** START OF DATA EXTRACT **
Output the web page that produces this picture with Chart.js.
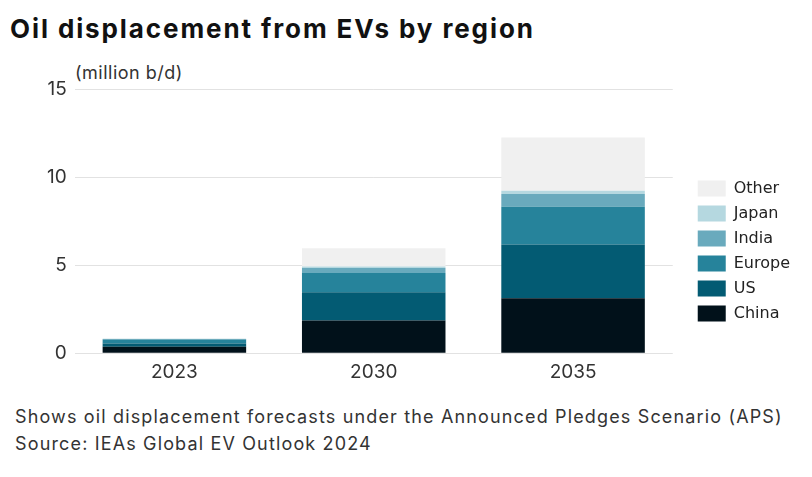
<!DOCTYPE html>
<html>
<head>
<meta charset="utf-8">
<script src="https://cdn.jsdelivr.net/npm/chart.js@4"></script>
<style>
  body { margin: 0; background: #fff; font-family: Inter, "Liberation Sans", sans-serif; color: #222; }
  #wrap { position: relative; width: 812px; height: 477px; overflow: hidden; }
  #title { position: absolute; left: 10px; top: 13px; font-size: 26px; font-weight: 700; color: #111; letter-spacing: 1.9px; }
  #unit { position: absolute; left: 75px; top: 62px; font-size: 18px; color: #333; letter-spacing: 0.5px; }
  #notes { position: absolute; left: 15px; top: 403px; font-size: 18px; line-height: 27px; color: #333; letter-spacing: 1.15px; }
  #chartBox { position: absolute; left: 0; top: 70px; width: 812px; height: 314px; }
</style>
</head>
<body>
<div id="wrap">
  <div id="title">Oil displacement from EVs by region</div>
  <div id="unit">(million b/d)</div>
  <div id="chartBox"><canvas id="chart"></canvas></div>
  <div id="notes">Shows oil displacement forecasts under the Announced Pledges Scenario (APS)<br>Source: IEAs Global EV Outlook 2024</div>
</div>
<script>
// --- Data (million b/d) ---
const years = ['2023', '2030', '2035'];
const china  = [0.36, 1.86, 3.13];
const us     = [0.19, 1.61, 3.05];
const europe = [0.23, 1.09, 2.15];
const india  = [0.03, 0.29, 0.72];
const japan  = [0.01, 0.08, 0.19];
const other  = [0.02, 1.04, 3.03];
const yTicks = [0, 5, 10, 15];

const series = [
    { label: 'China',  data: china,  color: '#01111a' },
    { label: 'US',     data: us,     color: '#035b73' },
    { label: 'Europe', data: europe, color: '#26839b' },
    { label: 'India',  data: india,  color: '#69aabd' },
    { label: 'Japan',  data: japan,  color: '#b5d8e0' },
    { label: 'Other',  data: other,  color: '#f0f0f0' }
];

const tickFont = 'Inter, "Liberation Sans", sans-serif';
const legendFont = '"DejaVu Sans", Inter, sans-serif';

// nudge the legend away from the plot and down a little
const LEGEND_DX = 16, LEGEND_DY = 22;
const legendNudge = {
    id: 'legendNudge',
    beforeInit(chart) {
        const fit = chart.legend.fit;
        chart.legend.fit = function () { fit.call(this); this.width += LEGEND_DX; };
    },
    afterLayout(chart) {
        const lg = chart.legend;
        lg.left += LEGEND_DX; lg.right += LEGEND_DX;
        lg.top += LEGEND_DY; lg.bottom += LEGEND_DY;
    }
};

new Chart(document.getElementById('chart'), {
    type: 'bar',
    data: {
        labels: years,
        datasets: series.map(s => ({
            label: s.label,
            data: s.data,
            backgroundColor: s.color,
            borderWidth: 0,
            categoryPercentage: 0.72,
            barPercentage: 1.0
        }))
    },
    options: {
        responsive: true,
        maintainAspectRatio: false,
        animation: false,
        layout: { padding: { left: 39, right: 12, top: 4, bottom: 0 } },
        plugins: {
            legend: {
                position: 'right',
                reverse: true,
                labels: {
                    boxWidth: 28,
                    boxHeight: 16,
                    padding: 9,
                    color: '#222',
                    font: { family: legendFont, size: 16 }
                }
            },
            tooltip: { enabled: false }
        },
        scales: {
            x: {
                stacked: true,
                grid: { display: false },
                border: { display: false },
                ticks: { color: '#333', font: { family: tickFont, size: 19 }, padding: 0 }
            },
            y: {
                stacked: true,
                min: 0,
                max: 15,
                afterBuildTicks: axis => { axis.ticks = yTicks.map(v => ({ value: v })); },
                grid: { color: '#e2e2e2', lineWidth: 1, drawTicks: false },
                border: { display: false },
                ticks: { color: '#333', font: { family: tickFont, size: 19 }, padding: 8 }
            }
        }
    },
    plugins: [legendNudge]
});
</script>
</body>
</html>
** END OF DATA EXTRACT **
## GOAL OF THE EXERCISE
Copy the listing exactly. Any image in it stays out of the copy.

## SOLUTION TO THE PROBLEM
Output the web page that produces this picture with Chart.js.
<!DOCTYPE html>
<html>
<head>
<meta charset="utf-8">
<script src="https://cdn.jsdelivr.net/npm/chart.js@4"></script>
<style>
  body { margin: 0; background: #fff; font-family: Inter, "Liberation Sans", sans-serif; color: #222; }
  #wrap { position: relative; width: 812px; height: 477px; overflow: hidden; }
  #title { position: absolute; left: 10px; top: 13px; font-size: 26px; font-weight: 700; color: #111; letter-spacing: 1.9px; }
  #unit { position: absolute; left: 75px; top: 62px; font-size: 18px; color: #333; letter-spacing: 0.5px; }
  #notes { position: absolute; left: 15px; top: 403px; font-size: 18px; line-height: 27px; color: #333; letter-spacing: 1.15px; }
  #chartBox { position: absolute; left: 0; top: 70px; width: 812px; height: 314px; }
</style>
</head>
<body>
<div id="wrap">
  <div id="title">Oil displacement from EVs by region</div>
  <div id="unit">(million b/d)</div>
  <div id="chartBox"><canvas id="chart"></canvas></div>
  <div id="notes">Shows oil displacement forecasts under the Announced Pledges Scenario (APS)<br>Source: IEAs Global EV Outlook 2024</div>
</div>
<script>
// --- Data (million b/d) ---
const years = ['2023', '2030', '2035'];
const china  = [0.36, 1.86, 3.13];
const us     = [0.19, 1.61, 3.05];
const europe = [0.23, 1.09, 2.15];
const india  = [0.03, 0.29, 0.72];
const japan  = [0.01, 0.08, 0.19];
const other  = [0.02, 1.04, 3.03];
const yTicks = [0, 5, 10, 15];

const series = [
    { label: 'China',  data: china,  color: '#01111a' },
    { label: 'US',     data: us,     color: '#035b73' },
    { label: 'Europe', data: europe, color: '#26839b' },
    { label: 'India',  data: india,  color: '#69aabd' },
    { label: 'Japan',  data: japan,  color: '#b5d8e0' },
    { label: 'Other',  data: other,  color: '#f0f0f0' }
];

const tickFont = 'Inter, "Liberation Sans", sans-serif';
const legendFont = '"DejaVu Sans", Inter, sans-serif';

// nudge the legend away from the plot and down a little
const LEGEND_DX = 16, LEGEND_DY = 22;
const legendNudge = {
    id: 'legendNudge',
    beforeInit(chart) {
        const fit = chart.legend.fit;
        chart.legend.fit = function () { fit.call(this); this.width += LEGEND_DX; };
    },
    afterLayout(chart) {
        const lg = chart.legend;
        lg.left += LEGEND_DX; lg.right += LEGEND_DX;
        lg.top += LEGEND_DY; lg.bottom += LEGEND_DY;
    }
};

new Chart(document.getElementById('chart'), {
    type: 'bar',
    data: {
        labels: years,
        datasets: series.map(s => ({
            label: s.label,
            data: s.data,
            backgroundColor: s.color,
            borderWidth: 0,
            categoryPercentage: 0.72,
            barPercentage: 1.0
        }))
    },
    options: {
        responsive: true,
        maintainAspectRatio: false,
        animation: false,
        layout: { padding: { left: 39, right: 12, top: 4, bottom: 0 } },
        plugins: {
            legend: {
                position: 'right',
                reverse: true,
                labels: {
                    boxWidth: 28,
                    boxHeight: 16,
                    padding: 9,
                    color: '#222',
                    font: { family: legendFont, size: 16 }
                }
            },
            tooltip: { enabled: false }
        },
        scales: {
            x: {
                stacked: true,
                grid: { display: false },
                border: { display: false },
                ticks: { color: '#333', font: { family: tickFont, size: 19 }, padding: 0 }
            },
            y: {
                stacked: true,
                min: 0,
                max: 15,
                afterBuildTicks: axis => { axis.ticks = yTicks.map(v => ({ value: v })); },
                grid: { color: '#e2e2e2', lineWidth: 1, drawTicks: false },
                border: { display: false },
                ticks: { color: '#333', font: { family: tickFont, size: 19 }, padding: 8 }
            }
        }
    },
    plugins: [legendNudge]
});
</script>
</body>
</html>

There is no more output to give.